Nós tivemos um fator diferente (no último Brasileirão): nós tivemos pela primeira vez um campeonato inteiro sem torcida, e o comportamento… O dirigente representa uma entidade. Quando ele está lá com o estádio lotado, com 50 mil pessoas, ele se dá ao direito – e acho isso um barato – de ser torcedor. Ele grita, ele faz, ele torce, ele xinga, ele comemora. Agora, quando nós retiramos 50 mil pessoas de dentro de um estádio, todos esses tipos de reação o árbitro escuta de dentro do campo. O seu adversário ao lado, a comissão técnica ao lado, o dirigente ao lado também escuta. Então, nós vivemos num momento em que a gente precisa exercitar respeito. Nós orientamos nossos árbitros a ter autoridade sem ser autoritário, mas acima de tudo a manter o controle do jogo. Essa mensagem está sendo passada aos clubes. Não vai haver perseguição, mas vai haver aplicação da lei. Creio eu que não seria legal um árbitro reclamando de atitudes técnicas de uma equipe, então acho que deva haver respeito mútuo. Nós vamos manter uma linha, dentro da lei, com controle muito grande das áreas técnicas.

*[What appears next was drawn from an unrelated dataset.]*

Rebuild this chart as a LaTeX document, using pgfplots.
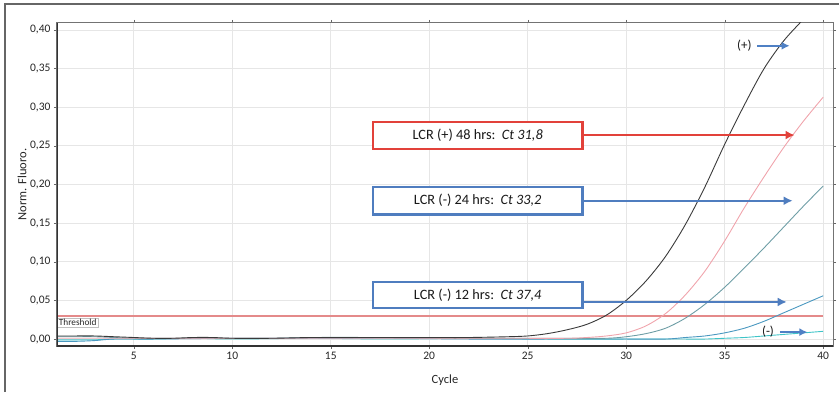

E também, é importante deixar claro: o que acontecer nas arquibancadas – o árbitro teoricamente não tem ingerência, exceto se influenciar dentro do campo -, nós vamos analisar. Vamos ter um delegado do departamento de Competições da CBF que vai estar atento e vai relatar ao árbitro de jogo, ao término da partida, acontecimentos fora do comum do lado de fora de campo. Esses acontecimentos vão à súmula, e o tribunal (STJD) já foi avisado de que nós vamos fazer esse tipo de relato, e ele vai tomar as medidas cabíveis para que a gente tenha um futebol mais legal.

Aquelas cenas de dirigentes na arquibancada esperando o árbitro chegar à cabine do VAR para pressionar, então, devem acabar?

A intenção é que se aplique a lei. Não posso afirmar que vai acabar, mas não tenho dúvida de que será citado. E os que estiverem inscritos em súmula, sob autoridade do árbitro dentro de campo, vai sofrer as medidas disciplinares possíveis. A gente cobra muito uma estrutura profissional para a arbitragem, e nós estamos dando isso, a mais profissional possível. Acredito que nossos árbitros nunca tiveram tanto apoio da CBF em toda sua história. O que a gente precisa entender é que nós precisamos de uma postura profissional também dos clubes. O futebol é um produto. O que a gente quer que as pessoas vejam em casa? Brigas ou gols bonitos? Discussões com a arbitragem, ou entre jogadores, ou jogadas bonitas e de efeito? O maior elogio para uma arbitragem de futebol é que, na segunda-feira, não se fale da arbitragem. É só isso que a gente quer.

O quadro feminino de arbitragem no Brasil está crescendo. Vamos ver mais mulheres apitando jogos da Série A este ano?

Tomara, tomara. O que eu digo para elas é o seguinte: elas não são escaladas por serem mulheres, elas são escaladas por sua competência. Esse é o maior respeito que se pode ter por elas. Tem meninas que já vêm apitando Série B do Brasileiro, mas isso tudo é um processo. O caminho é o mesmo (do quadro masculino), tem que galgar os mesmos espaços, os mesmo degraus. Outra coisa, e isso é muito bom: todas as árbitras internacionais tem curso de VAR, e se não tiver não pode apitar Série A. Já tem duas meninas trabalhando dentro do grupo, e se elas continuarem tendo o desempenho que estou vendo, acho que vamos ter estreia de uma árbitra mulher comandando o árbitro de vídeo também. Ainda são poucas no mundo, mas quem sabe a gente não consegue realizar aí uma equipe toda feminina, de campo e de vídeo. O espaço está aberto.